Construction Forestry Mining and Energy Union national secretary construction Dave Noonan said the federal government’s plans to increase temporary overseas labour should not proceed at the expense of training young Australians.
“We need to make sure that the skilled migration system is not abused by employers and that we continue to offer training and apprenticeships to young Australians,” Noonan said.
“To allow big employers to look overseas for staff rather than be involved in training local workers may lead to short-term profits but will damage our workforce in the long-term.”
Noonan called on the federal government to ensure employers could only hire overseas workers if they could show that suitable qualified workers were not available in Australia.

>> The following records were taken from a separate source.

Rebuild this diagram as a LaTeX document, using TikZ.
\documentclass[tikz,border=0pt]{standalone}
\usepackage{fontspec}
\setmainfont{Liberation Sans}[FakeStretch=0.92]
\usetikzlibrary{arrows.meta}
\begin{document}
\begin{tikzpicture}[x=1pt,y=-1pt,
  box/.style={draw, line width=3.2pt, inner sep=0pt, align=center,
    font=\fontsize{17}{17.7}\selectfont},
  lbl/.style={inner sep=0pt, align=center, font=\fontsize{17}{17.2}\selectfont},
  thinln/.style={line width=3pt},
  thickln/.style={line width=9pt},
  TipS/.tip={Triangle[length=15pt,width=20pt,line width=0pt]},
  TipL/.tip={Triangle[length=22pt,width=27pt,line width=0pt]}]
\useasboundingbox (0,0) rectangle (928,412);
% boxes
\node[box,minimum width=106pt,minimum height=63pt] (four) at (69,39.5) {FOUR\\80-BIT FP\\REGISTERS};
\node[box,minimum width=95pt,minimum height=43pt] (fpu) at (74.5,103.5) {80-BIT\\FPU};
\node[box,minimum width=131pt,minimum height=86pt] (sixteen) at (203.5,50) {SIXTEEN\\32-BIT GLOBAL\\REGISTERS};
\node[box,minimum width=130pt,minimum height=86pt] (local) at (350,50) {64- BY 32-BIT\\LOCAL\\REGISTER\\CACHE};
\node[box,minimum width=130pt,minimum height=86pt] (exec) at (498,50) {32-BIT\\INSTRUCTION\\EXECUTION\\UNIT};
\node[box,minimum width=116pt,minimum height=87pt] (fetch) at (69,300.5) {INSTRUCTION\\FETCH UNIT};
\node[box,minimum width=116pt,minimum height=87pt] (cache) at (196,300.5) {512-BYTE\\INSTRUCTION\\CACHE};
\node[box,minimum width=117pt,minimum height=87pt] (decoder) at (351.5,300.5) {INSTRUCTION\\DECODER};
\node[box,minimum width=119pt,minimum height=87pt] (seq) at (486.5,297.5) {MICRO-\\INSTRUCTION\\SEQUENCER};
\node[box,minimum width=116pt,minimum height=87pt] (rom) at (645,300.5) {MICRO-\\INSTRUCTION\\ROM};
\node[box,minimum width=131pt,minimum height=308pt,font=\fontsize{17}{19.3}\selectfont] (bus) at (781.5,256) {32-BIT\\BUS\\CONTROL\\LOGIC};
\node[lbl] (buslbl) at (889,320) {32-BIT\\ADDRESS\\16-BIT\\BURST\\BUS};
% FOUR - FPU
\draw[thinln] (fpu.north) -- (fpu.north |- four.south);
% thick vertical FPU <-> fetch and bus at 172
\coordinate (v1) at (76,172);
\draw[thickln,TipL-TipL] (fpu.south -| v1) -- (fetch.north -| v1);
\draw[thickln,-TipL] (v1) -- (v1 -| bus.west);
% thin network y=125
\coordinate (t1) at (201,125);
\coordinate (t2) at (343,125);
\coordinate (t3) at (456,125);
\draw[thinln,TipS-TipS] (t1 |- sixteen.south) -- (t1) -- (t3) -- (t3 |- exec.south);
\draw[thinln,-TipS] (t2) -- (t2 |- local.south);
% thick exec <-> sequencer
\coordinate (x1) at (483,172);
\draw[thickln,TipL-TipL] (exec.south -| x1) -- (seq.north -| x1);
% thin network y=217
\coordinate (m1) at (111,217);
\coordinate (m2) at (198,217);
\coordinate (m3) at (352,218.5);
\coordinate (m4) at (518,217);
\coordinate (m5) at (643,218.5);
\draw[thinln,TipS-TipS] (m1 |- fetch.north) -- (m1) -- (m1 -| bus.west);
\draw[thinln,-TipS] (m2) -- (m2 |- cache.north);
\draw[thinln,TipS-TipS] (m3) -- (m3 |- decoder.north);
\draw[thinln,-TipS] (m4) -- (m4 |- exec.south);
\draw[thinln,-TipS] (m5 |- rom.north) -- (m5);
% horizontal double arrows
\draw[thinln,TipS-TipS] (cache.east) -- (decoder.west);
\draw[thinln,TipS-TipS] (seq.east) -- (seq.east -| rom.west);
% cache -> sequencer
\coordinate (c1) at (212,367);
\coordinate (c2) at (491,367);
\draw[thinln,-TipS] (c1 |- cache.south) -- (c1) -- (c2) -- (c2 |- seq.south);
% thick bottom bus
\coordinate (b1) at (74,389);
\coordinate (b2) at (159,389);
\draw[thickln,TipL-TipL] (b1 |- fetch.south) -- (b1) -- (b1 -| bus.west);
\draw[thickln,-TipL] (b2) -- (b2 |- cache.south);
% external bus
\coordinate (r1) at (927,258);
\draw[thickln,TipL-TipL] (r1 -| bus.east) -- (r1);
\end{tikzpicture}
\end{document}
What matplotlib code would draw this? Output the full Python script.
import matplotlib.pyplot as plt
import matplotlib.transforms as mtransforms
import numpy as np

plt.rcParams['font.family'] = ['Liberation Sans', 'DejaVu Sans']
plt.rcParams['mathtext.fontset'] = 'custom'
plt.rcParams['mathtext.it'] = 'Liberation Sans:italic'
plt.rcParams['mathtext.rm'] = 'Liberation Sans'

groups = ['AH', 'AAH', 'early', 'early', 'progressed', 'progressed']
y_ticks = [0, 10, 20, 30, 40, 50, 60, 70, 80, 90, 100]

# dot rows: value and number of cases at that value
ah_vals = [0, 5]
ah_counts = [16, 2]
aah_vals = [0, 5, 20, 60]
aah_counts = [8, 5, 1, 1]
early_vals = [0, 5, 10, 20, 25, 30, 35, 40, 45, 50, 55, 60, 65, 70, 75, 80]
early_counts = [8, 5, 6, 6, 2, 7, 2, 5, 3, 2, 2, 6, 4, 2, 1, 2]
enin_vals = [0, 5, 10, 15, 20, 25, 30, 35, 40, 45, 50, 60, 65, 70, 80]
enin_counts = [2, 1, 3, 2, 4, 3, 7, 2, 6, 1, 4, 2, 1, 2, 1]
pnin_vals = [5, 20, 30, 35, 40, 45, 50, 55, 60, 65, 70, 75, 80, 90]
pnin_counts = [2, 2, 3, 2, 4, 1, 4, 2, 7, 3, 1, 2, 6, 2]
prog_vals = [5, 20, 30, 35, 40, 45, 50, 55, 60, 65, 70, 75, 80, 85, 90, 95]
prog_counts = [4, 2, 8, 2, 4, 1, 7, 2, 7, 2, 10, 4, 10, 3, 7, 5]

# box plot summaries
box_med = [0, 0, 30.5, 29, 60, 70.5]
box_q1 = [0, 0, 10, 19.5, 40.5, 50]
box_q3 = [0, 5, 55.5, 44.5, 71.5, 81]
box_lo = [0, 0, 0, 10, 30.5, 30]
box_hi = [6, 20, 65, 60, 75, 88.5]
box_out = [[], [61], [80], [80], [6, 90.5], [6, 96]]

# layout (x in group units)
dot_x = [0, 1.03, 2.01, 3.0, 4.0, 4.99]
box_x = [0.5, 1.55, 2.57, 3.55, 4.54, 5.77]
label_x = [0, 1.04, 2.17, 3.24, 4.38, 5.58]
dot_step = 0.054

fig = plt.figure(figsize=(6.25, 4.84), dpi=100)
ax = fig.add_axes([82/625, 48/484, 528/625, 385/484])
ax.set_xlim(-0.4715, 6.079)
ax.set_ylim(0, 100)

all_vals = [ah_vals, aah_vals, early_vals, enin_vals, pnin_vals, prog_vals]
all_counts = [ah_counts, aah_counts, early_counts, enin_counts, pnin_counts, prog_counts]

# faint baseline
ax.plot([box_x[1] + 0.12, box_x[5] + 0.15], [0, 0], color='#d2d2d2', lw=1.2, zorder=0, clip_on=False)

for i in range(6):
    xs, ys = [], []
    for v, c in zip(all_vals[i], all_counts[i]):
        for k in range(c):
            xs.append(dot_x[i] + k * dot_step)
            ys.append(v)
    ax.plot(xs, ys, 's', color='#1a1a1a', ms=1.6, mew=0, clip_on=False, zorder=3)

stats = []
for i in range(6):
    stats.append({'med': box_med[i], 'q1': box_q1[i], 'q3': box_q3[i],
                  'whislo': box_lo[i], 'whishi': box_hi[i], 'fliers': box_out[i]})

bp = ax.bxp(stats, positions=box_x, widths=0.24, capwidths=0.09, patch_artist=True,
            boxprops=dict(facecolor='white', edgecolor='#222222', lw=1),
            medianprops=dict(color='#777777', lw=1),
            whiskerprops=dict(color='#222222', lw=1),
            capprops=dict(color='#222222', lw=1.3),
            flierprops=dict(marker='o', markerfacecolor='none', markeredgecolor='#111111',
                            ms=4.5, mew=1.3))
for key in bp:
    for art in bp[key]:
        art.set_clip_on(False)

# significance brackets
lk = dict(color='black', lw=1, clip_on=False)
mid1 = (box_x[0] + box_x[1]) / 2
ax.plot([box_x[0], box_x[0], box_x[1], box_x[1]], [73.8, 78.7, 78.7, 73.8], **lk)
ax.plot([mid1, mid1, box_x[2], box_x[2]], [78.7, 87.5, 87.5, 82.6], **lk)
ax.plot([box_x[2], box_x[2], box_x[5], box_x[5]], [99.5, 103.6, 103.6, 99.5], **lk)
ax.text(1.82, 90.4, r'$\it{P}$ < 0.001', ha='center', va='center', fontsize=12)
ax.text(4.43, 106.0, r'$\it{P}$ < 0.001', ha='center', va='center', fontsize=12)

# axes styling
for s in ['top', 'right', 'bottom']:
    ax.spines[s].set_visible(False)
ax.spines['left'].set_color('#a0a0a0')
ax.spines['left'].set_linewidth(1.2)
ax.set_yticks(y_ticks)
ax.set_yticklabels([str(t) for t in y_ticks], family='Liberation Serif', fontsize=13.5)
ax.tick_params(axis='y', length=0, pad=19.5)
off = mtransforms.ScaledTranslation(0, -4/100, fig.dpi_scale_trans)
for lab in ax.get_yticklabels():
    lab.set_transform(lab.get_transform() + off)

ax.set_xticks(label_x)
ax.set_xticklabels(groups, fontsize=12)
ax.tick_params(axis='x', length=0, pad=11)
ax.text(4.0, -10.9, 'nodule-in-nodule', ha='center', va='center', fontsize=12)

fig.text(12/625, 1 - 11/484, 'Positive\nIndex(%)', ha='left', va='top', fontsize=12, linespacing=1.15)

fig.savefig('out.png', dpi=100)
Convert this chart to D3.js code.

“Until that happens, temporary overseas labour schemes in the construction sector will simply be used to drive down wages and conditions for locals,” he said.
Overseas workers on temporary visas, commonly known as 457 visas, are required to be awarded the same pay and conditions as an Australia citizen.
However, Noonan said that in reality the workers were unlikely to complain if short-changed because they relied on their employer for their visa.
Noonan said more funding was needed to ensure employers hiring through 457 visas were adhering to the set conditions.
“Employer compliance, monitoring and enforcement are still grossly inadequate,” he said.
“In the 2011-12 budget the federal government allocated an extra $10 million for faster processing of 457 visa applications – but not one extra cent for 457 visa employer compliance.”
“With 457 visa applications up 40% on last year, and fast-track enterprise migration agreements approved for resources construction projects, this leaves a weak system that unscrupulous employers can drive a truck through.”